Here's an outline what you need to do. It's untested, and will need a bit of fiddling, and there may be gotchas which prevent it from working at all.
Assuming the Router/Modem runs a DHCP server, make sure both eth0 and eth1 get different IP addresses. Also make sure eth1 doesn't get the default route. You may have to modify
dhclient.conf
for that, possibly write differentrequest
lines for both inrefaces.Routing: eth0 should get the default route. eth1 should never get a default route, even when eth0 is down. You may have to fight installed programs/scripts to achieve this. eth1 should either only get a link-local route with higher metric (if that is possible), or no route at all (or a /1 subnet) while eth0 is up, and a link-local one when eth0 is down. That means you may have to set routes for eth1 in
/etc/network/if-{up,down}
for eth0 (or whatever the systemd equivalent is these day, if it works in systemd at all...).

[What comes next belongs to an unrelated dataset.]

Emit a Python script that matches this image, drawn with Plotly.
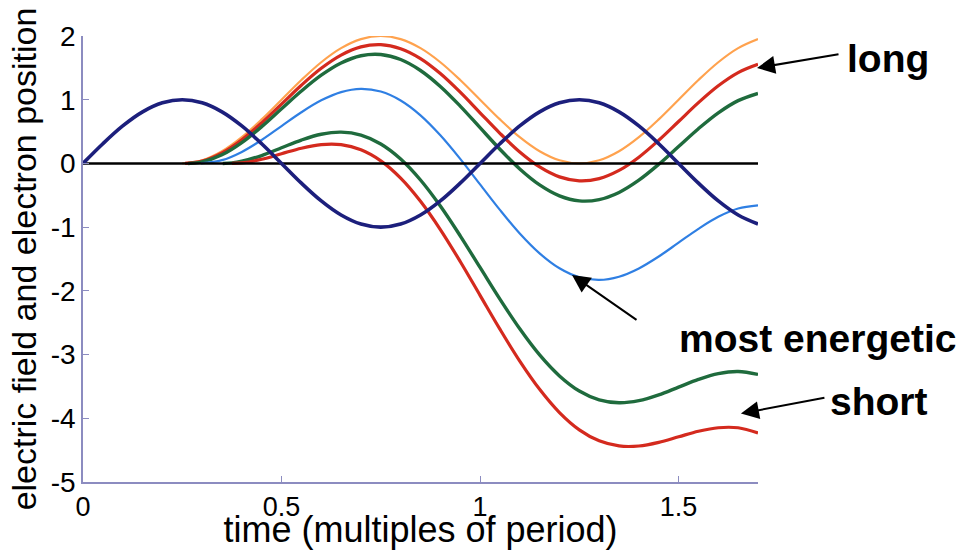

Reason: if both eth0 and eth1 have routes with same metric into the local LAN, packets will be randomly sent from both interfaces, with different source IP addresses. To the receiving end in the LAN it will look like about half the packets are dropped (because the ones with the right source address never arrive). This is why a "double interface" into the same segment is no fun.
- You need
iptables
rules that block anything on eth1 except the port for ssh to and from the local LAN. Google for tutorials.
Quite a bit of work.
Edit
A simpler alternative is to create a network namespace (google for tutorials), move eth1 into that namespace, run sshd
inside it, and all the other services outside of the namespace. That means both interfaces can have default routes etc., only sshd goes via eth1, and all other services go via eth0. eth1 would need iptables
rule to restrict it to the local LAN on INPUT
and OUTPUT
.
Edit
As I said, remote debugging is very difficult (no feedback). If you can't get it to work, please make a new question and describe exactly what you did (ip route
, ip addr
on all relevant machines, tcpdump
on relevant interfaces when you do ssh
, etc.).
I just checked; as I don't have two ethernet interfaces, I used a virtual eth pair. Roughly, create a namespace and move your eth1
into it
# ip netns add blue
# ip link set eth1 netns blue
Make sure it gets a valid address and route, either by enabling DHCP and making sure it gets run, whatever method your system uses, or by setting it manually (for testing), something like
# ip netns exec blue ip link set eth1 down
# ip netns exec blue ip addr add 192.168.4.1/24 dev eth1
# ip netns exec blue ip link set eth1 up
You should get an address and a route, e.g. (this was done with a virtual eth pair, so it won't look exactly like this):
# ip ip netns exec blue ip addr
1: lo: mtu 65536 qdisc noop state DOWN group default qlen 1
link/loopback 00:00:00:00:00:00 brd 00:00:00:00:00:00
2: eth1: mtu 1500 qdisc noqueue state UP group default qlen 1000
link/ether e6:5a:19:e0:63:75 brd ff:ff:ff:ff:ff:ff link-netnsid 0
inet 192.168.44.1/24 scope global veth1b
valid_lft forever preferred_lft forever
inet6 fe80::e45a:19ff:fee0:6375/64 scope link
valid_lft forever preferred_lft forever
# ip netns exec blue ip route
192.168.44.0/24 dev eth1 proto kernel scope link src 192.168.44.1
Run sshd
in that namespace in another xterm, add debugging flags and use a different port to make sure there's no confusion:
# ip netns exec blue /usr/sbin/sshd -D -d -p 222
Connect to it from the outside with ssh 192.168.44.1 -p 222
, and that worked fine here: you can see the connection process in the debug messages.